* Request: The lines to extract run from the start of the records through the line with "36.8421, 38.4211, 40.0]", both ends included; drop the pictures.

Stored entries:
--- START ---

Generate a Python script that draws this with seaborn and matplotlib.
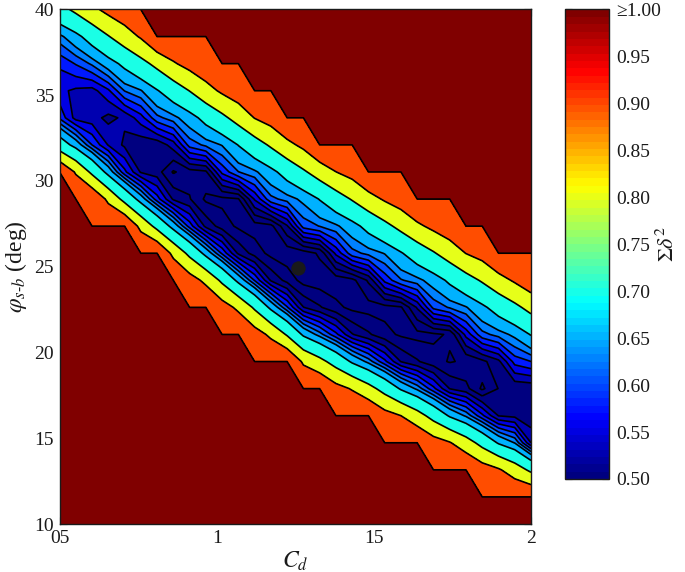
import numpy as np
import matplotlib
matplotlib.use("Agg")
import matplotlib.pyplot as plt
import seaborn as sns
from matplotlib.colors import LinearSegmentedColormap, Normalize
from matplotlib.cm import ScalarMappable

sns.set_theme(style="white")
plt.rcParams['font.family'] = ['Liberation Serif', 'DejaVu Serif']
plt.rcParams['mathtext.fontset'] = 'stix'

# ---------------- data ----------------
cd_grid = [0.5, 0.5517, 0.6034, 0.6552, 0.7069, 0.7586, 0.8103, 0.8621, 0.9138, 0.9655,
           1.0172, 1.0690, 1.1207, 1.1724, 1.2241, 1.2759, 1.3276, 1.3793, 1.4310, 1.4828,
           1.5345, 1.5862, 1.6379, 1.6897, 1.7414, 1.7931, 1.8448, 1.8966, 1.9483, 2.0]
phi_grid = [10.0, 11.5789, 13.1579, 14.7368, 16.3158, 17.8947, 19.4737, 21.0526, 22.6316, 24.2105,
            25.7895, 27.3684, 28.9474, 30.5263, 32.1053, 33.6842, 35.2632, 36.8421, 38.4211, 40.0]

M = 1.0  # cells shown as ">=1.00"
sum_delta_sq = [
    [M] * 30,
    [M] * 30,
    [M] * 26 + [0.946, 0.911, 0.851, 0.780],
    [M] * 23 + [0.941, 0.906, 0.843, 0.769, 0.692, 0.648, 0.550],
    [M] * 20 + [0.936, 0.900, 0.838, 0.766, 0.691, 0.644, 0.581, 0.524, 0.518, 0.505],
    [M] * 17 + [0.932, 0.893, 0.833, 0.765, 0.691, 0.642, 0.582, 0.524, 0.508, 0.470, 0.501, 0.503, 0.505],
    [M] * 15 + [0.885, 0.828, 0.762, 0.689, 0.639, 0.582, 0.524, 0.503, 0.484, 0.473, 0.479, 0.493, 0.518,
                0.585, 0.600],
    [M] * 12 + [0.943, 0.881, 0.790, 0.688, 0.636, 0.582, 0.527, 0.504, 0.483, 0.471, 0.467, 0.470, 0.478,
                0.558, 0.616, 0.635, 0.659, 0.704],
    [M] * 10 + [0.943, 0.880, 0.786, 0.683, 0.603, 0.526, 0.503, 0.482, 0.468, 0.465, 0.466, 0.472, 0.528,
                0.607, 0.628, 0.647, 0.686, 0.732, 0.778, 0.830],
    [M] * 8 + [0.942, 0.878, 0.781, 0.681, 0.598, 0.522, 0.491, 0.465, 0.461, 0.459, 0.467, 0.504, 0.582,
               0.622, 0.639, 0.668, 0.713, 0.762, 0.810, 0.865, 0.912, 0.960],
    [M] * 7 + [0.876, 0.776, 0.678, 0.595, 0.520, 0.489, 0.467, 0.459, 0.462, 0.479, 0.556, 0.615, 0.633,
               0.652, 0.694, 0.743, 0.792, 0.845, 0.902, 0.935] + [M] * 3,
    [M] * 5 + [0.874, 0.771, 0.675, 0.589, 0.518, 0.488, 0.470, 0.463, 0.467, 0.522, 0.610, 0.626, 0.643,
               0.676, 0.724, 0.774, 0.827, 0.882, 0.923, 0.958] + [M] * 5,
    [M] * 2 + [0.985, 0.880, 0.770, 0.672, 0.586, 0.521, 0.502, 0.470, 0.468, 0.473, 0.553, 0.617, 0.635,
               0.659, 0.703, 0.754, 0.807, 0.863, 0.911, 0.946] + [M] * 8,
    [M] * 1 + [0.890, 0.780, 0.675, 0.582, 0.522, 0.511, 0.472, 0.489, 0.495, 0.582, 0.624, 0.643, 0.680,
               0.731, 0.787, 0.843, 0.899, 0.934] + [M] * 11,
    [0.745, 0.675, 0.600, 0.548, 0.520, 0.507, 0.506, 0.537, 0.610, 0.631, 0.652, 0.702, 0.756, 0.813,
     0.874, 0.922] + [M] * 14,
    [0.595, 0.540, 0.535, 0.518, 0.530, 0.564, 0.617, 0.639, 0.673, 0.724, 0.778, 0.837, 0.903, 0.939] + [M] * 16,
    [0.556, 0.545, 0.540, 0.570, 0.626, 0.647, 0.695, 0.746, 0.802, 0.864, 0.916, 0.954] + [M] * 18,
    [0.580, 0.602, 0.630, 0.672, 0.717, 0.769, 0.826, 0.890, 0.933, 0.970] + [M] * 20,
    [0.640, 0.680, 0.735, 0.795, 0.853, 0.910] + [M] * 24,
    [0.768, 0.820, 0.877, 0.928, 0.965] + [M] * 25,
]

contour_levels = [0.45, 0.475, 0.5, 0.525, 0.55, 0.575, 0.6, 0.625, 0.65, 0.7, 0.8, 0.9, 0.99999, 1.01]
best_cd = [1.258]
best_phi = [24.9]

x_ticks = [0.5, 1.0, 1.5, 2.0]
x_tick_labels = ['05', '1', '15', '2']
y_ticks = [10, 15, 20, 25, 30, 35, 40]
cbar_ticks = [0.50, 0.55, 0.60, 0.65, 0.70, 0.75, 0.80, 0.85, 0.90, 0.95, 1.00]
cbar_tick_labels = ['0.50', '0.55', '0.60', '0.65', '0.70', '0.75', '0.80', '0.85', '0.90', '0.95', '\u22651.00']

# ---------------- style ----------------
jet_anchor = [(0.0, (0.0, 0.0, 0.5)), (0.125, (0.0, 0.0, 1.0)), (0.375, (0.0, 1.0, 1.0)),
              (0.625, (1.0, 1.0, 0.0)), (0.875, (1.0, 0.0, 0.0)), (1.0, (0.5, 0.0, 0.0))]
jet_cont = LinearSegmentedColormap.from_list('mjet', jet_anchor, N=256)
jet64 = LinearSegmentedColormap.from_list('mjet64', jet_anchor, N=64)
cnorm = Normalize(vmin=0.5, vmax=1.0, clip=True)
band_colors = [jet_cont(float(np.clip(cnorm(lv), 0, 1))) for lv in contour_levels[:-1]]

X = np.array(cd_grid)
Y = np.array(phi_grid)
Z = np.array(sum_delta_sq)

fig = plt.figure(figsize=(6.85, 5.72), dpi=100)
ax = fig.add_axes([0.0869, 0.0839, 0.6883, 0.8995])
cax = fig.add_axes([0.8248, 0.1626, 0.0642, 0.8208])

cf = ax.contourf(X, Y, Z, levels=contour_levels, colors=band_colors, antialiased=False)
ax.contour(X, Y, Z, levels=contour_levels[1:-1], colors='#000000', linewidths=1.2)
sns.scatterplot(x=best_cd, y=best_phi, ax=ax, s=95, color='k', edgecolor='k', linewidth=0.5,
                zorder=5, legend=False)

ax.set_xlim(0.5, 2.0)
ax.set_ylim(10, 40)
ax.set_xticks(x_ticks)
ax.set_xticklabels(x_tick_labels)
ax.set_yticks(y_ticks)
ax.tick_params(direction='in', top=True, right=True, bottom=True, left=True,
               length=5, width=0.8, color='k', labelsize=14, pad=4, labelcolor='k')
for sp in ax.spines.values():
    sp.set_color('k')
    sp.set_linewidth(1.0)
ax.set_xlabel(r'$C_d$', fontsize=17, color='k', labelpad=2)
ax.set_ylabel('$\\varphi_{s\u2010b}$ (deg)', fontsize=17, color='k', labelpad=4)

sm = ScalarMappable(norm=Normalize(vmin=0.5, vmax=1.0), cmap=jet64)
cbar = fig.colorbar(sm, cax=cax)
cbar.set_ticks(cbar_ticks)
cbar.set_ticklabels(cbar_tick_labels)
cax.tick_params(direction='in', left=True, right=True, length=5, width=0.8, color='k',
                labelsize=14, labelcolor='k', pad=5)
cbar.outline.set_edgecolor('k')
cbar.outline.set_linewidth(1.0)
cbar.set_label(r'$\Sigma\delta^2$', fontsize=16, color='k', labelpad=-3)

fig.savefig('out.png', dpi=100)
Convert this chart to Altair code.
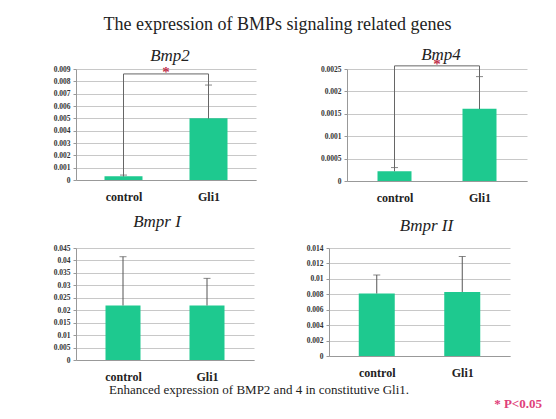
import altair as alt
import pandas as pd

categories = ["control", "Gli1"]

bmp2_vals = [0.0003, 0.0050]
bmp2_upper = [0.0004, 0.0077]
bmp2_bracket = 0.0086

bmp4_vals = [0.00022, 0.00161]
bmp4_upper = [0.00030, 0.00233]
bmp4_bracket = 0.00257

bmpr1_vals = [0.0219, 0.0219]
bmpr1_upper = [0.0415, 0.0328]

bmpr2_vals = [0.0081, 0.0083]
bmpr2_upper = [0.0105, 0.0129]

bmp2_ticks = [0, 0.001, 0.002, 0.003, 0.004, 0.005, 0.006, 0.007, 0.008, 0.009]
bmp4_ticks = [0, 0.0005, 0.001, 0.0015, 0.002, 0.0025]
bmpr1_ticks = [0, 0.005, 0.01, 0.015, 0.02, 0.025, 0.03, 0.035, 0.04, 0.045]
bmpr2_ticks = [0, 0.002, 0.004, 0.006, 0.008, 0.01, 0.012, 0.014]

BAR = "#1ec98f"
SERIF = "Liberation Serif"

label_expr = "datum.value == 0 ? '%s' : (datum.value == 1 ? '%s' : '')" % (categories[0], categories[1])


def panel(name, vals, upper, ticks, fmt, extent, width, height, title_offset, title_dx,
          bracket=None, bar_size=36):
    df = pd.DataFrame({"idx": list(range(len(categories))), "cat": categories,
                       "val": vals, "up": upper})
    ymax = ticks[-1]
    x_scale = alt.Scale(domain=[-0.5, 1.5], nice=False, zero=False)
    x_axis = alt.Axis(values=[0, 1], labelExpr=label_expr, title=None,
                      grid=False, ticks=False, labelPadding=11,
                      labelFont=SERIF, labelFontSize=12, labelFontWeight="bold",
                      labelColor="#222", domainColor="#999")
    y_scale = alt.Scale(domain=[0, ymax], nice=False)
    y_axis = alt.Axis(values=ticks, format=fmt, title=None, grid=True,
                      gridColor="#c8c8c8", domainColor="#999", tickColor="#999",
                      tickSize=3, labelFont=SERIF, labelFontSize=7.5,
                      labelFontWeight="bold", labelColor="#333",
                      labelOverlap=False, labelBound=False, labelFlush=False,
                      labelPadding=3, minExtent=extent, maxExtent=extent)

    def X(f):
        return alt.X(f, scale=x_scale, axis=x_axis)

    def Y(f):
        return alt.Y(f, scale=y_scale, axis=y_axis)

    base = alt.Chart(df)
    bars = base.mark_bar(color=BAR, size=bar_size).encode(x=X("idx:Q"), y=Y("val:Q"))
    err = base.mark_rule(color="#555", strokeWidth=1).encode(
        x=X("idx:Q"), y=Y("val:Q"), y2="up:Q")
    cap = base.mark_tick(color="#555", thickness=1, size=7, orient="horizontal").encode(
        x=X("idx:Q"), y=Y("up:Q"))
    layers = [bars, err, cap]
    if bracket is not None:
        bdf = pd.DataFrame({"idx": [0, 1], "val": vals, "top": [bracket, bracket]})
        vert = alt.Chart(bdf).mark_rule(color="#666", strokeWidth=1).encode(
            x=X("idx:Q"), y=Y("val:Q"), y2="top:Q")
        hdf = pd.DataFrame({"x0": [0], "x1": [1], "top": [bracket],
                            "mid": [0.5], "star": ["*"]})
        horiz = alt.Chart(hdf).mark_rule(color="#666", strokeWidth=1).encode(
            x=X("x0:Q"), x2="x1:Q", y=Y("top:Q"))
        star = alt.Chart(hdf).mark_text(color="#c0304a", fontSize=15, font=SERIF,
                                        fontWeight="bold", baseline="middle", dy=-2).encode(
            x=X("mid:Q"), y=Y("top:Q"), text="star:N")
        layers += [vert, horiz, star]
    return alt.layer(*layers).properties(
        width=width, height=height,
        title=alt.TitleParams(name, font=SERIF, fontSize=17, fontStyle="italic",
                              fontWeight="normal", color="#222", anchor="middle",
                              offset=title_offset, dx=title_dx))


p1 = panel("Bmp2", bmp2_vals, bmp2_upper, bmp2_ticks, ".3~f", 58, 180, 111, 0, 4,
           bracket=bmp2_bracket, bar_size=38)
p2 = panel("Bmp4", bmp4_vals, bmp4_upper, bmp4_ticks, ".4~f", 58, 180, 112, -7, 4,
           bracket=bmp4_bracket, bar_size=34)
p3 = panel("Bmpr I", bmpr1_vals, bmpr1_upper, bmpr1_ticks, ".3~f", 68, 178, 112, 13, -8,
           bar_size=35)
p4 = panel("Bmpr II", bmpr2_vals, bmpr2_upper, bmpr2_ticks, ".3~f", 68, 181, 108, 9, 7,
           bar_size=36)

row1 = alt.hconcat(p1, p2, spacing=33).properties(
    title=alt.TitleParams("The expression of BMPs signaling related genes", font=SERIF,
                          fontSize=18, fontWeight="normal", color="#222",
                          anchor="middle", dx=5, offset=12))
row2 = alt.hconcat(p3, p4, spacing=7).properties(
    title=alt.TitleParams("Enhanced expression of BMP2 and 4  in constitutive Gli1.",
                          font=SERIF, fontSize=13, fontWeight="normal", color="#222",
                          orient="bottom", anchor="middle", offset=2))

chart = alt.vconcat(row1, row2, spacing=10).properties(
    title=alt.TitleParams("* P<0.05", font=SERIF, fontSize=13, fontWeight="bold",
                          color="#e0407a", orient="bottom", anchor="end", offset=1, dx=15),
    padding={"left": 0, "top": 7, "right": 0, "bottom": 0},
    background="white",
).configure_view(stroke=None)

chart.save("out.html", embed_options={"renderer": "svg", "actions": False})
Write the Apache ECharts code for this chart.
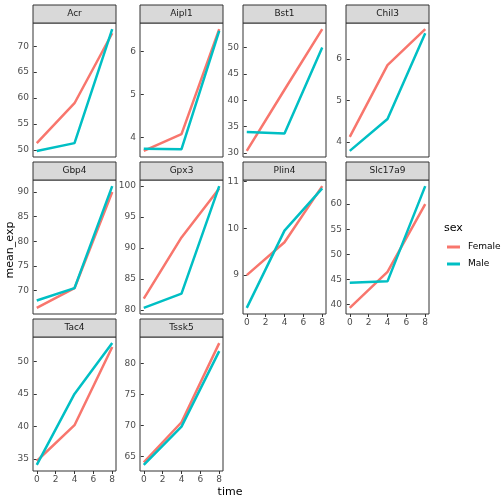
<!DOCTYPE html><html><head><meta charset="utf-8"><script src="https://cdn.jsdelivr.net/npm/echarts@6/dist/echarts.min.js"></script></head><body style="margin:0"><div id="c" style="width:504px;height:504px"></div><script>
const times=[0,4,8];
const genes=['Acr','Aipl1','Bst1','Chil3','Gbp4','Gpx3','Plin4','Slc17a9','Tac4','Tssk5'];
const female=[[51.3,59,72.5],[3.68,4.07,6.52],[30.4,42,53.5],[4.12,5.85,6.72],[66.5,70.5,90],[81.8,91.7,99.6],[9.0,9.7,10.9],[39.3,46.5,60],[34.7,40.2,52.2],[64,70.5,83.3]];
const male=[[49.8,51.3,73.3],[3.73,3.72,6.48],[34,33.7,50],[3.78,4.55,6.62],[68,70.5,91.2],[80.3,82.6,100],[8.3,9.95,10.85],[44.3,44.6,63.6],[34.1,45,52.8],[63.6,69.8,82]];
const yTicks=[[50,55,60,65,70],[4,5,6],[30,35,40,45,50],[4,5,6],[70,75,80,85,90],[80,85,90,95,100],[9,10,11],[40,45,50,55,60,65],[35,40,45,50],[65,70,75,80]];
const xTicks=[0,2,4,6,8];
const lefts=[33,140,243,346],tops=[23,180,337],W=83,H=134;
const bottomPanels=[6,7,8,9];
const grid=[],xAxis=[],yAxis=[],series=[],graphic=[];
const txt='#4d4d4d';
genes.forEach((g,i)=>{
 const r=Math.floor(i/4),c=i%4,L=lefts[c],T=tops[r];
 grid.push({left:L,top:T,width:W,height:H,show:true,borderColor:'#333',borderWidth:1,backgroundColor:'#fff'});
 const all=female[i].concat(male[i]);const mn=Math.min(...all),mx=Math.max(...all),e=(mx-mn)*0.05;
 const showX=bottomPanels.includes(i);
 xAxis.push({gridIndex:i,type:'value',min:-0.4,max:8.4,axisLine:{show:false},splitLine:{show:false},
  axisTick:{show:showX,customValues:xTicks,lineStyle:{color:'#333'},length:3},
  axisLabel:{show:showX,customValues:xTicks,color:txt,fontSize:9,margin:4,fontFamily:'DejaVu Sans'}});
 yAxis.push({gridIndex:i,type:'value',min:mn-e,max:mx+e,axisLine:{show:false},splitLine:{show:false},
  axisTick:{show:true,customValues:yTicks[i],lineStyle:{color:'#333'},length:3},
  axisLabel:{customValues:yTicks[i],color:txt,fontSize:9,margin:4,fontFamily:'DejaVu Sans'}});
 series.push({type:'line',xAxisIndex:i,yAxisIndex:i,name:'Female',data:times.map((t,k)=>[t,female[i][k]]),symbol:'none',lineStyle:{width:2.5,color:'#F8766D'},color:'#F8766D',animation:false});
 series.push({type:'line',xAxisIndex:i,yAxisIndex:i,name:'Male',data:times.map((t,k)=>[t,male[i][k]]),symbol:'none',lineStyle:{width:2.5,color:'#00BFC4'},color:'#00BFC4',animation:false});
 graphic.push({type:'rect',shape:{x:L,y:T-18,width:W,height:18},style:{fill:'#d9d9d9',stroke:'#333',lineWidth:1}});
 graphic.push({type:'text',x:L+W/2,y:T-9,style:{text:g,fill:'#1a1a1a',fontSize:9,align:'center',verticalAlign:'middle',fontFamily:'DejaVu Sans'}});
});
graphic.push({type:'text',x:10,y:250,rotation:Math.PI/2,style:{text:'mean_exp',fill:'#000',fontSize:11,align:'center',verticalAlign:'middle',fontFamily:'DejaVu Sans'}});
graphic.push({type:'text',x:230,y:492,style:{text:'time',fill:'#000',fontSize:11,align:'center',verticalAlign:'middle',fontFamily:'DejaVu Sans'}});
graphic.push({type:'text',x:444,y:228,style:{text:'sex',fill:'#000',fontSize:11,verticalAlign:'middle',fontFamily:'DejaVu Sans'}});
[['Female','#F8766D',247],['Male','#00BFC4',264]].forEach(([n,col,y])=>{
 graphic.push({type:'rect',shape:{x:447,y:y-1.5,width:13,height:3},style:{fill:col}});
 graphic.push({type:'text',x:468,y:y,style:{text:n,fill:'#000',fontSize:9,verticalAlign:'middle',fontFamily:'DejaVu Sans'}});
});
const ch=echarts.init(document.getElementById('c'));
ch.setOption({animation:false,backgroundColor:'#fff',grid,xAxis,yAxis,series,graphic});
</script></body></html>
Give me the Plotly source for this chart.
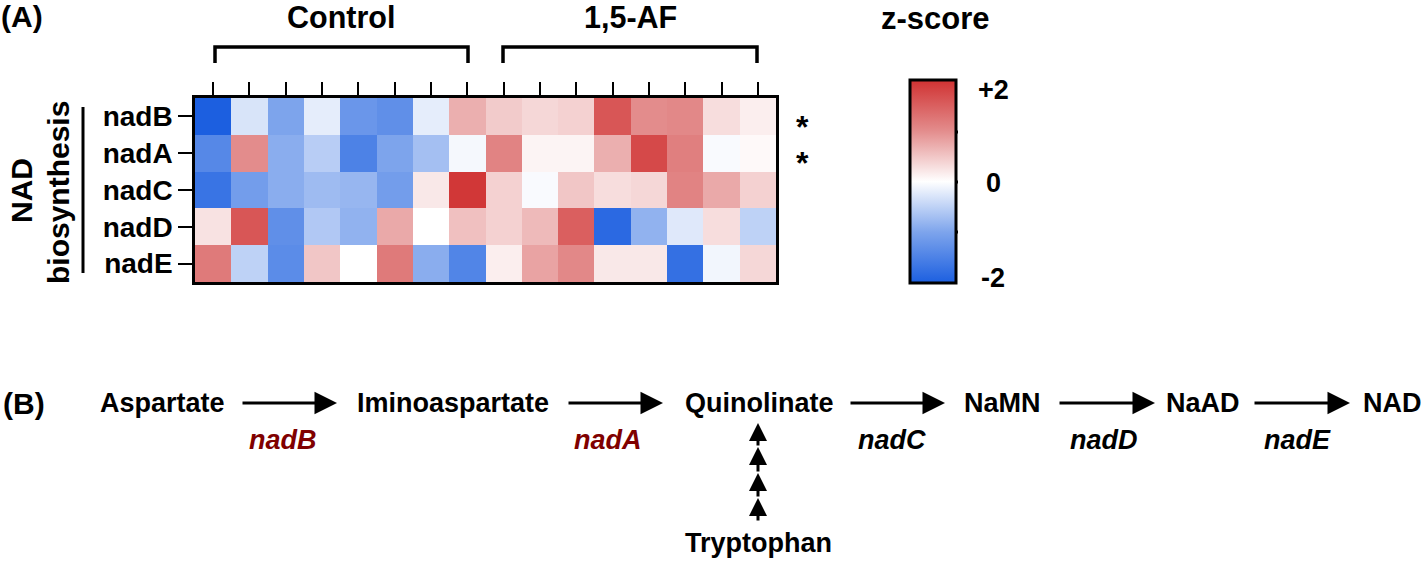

--- END ---

* Response to the task:
Generate a Python script that draws this with seaborn and matplotlib.
import numpy as np
import matplotlib
matplotlib.use("Agg")
import matplotlib.pyplot as plt
import seaborn as sns
from matplotlib.colors import LinearSegmentedColormap, Normalize
from matplotlib.cm import ScalarMappable

sns.set_theme(style="white")
plt.rcParams['font.family'] = ['Liberation Serif', 'DejaVu Serif']
plt.rcParams['mathtext.fontset'] = 'stix'

# ---------------- data ----------------
cd_grid = [0.5, 0.5517, 0.6034, 0.6552, 0.7069, 0.7586, 0.8103, 0.8621, 0.9138, 0.9655,
           1.0172, 1.0690, 1.1207, 1.1724, 1.2241, 1.2759, 1.3276, 1.3793, 1.4310, 1.4828,
           1.5345, 1.5862, 1.6379, 1.6897, 1.7414, 1.7931, 1.8448, 1.8966, 1.9483, 2.0]
phi_grid = [10.0, 11.5789, 13.1579, 14.7368, 16.3158, 17.8947, 19.4737, 21.0526, 22.6316, 24.2105,
            25.7895, 27.3684, 28.9474, 30.5263, 32.1053, 33.6842, 35.2632, 36.8421, 38.4211, 40.0]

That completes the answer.